Pictures do not belong in the copy, so please give every entry below again exactly.

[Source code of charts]
▼

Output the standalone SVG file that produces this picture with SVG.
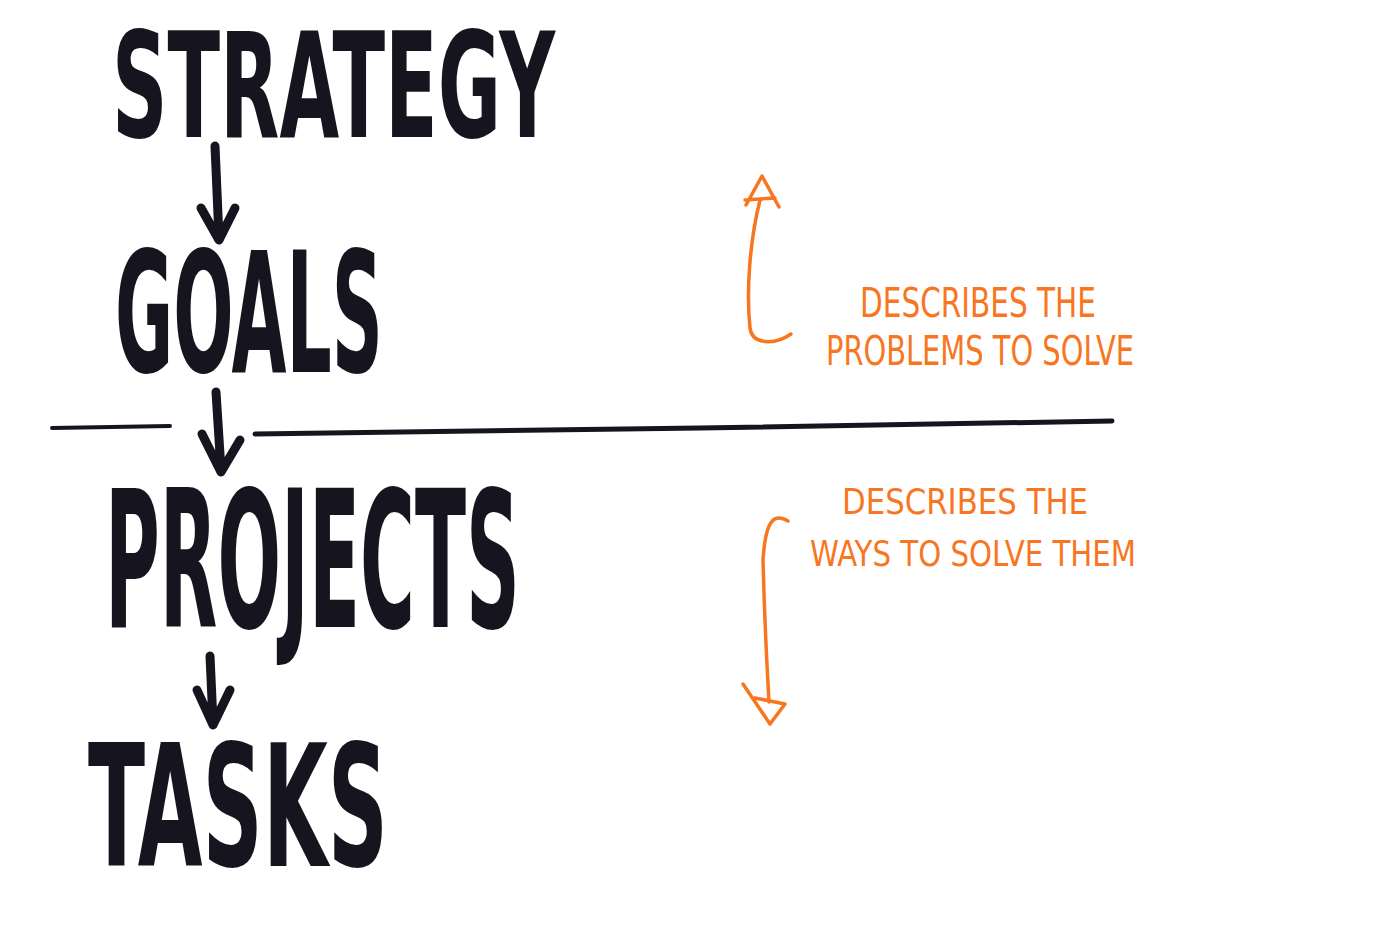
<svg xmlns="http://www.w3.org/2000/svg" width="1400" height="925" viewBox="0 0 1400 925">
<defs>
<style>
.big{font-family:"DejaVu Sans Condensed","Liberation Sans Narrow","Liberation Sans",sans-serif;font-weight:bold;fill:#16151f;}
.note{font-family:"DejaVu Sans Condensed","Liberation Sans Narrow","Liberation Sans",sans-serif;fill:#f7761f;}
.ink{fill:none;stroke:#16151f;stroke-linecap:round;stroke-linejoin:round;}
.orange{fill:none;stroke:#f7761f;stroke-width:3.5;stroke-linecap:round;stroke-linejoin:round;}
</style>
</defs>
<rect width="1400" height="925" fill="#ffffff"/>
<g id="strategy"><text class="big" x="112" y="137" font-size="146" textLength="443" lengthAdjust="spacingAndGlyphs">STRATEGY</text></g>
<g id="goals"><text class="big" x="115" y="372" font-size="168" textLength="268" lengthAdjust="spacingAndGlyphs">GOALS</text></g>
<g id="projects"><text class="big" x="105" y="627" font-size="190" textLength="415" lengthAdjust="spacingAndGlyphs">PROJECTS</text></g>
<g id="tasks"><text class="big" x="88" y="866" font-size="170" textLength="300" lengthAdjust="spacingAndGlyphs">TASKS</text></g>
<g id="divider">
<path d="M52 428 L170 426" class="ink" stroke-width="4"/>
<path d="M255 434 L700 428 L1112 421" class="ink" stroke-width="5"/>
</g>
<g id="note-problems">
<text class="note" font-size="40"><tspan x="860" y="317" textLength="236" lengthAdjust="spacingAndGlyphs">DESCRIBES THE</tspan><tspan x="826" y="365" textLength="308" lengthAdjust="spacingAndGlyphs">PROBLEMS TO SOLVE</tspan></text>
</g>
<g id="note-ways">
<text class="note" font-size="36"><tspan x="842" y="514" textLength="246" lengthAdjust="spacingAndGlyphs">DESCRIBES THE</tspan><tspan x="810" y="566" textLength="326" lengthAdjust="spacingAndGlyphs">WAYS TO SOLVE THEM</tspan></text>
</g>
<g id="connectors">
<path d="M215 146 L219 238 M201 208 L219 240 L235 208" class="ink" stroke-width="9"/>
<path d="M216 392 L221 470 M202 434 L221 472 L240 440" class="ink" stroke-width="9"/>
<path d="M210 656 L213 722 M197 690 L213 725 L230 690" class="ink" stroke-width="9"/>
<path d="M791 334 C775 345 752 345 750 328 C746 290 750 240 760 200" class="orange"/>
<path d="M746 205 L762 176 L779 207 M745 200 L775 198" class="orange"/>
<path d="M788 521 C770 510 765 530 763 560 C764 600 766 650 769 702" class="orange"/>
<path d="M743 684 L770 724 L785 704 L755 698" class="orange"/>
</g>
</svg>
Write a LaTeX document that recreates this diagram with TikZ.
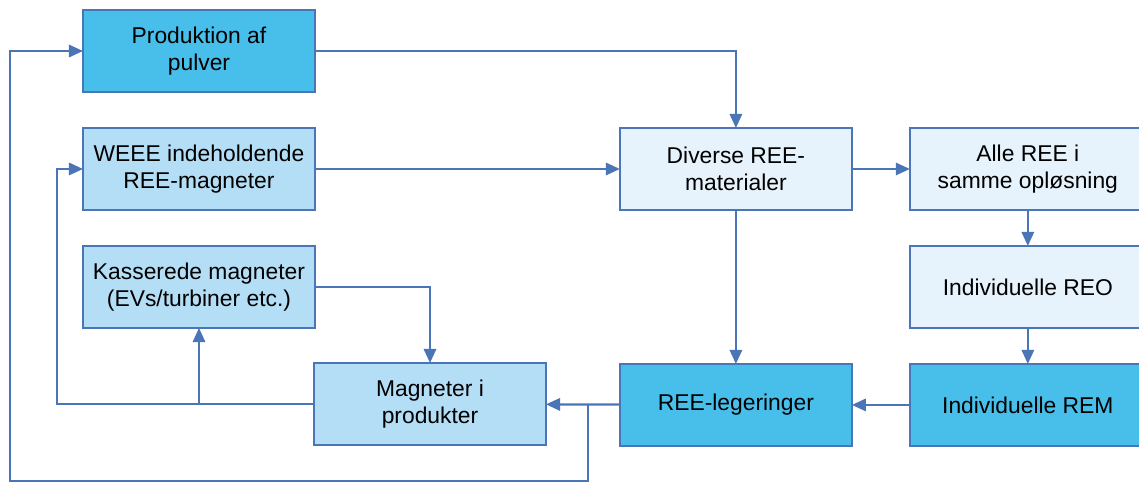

▲

**Full solution**
Output the standalone SVG file that produces this picture with SVG.
<svg xmlns="http://www.w3.org/2000/svg" width="1400" height="925" viewBox="0 0 1400 925">
<defs>
<style>
.big{font-family:"DejaVu Sans Condensed","Liberation Sans Narrow","Liberation Sans",sans-serif;font-weight:bold;fill:#16151f;}
.note{font-family:"DejaVu Sans Condensed","Liberation Sans Narrow","Liberation Sans",sans-serif;fill:#f7761f;}
.ink{fill:none;stroke:#16151f;stroke-linecap:round;stroke-linejoin:round;}
.orange{fill:none;stroke:#f7761f;stroke-width:3.5;stroke-linecap:round;stroke-linejoin:round;}
</style>
</defs>
<rect width="1400" height="925" fill="#ffffff"/>
<g id="strategy"><text class="big" x="112" y="137" font-size="146" textLength="443" lengthAdjust="spacingAndGlyphs">STRATEGY</text></g>
<g id="goals"><text class="big" x="115" y="372" font-size="168" textLength="268" lengthAdjust="spacingAndGlyphs">GOALS</text></g>
<g id="projects"><text class="big" x="105" y="627" font-size="190" textLength="415" lengthAdjust="spacingAndGlyphs">PROJECTS</text></g>
<g id="tasks"><text class="big" x="88" y="866" font-size="170" textLength="300" lengthAdjust="spacingAndGlyphs">TASKS</text></g>
<g id="divider">
<path d="M52 428 L170 426" class="ink" stroke-width="4"/>
<path d="M255 434 L700 428 L1112 421" class="ink" stroke-width="5"/>
</g>
<g id="note-problems">
<text class="note" font-size="40"><tspan x="860" y="317" textLength="236" lengthAdjust="spacingAndGlyphs">DESCRIBES THE</tspan><tspan x="826" y="365" textLength="308" lengthAdjust="spacingAndGlyphs">PROBLEMS TO SOLVE</tspan></text>
</g>
<g id="note-ways">
<text class="note" font-size="36"><tspan x="842" y="514" textLength="246" lengthAdjust="spacingAndGlyphs">DESCRIBES THE</tspan><tspan x="810" y="566" textLength="326" lengthAdjust="spacingAndGlyphs">WAYS TO SOLVE THEM</tspan></text>
</g>
<g id="connectors">
<path d="M215 146 L219 238 M201 208 L219 240 L235 208" class="ink" stroke-width="9"/>
<path d="M216 392 L221 470 M202 434 L221 472 L240 440" class="ink" stroke-width="9"/>
<path d="M210 656 L213 722 M197 690 L213 725 L230 690" class="ink" stroke-width="9"/>
<path d="M791 334 C775 345 752 345 750 328 C746 290 750 240 760 200" class="orange"/>
<path d="M746 205 L762 176 L779 207 M745 200 L775 198" class="orange"/>
<path d="M788 521 C770 510 765 530 763 560 C764 600 766 650 769 702" class="orange"/>
<path d="M743 684 L770 724 L785 704 L755 698" class="orange"/>
</g>
</svg>
Write a LaTeX document that recreates this diagram with TikZ.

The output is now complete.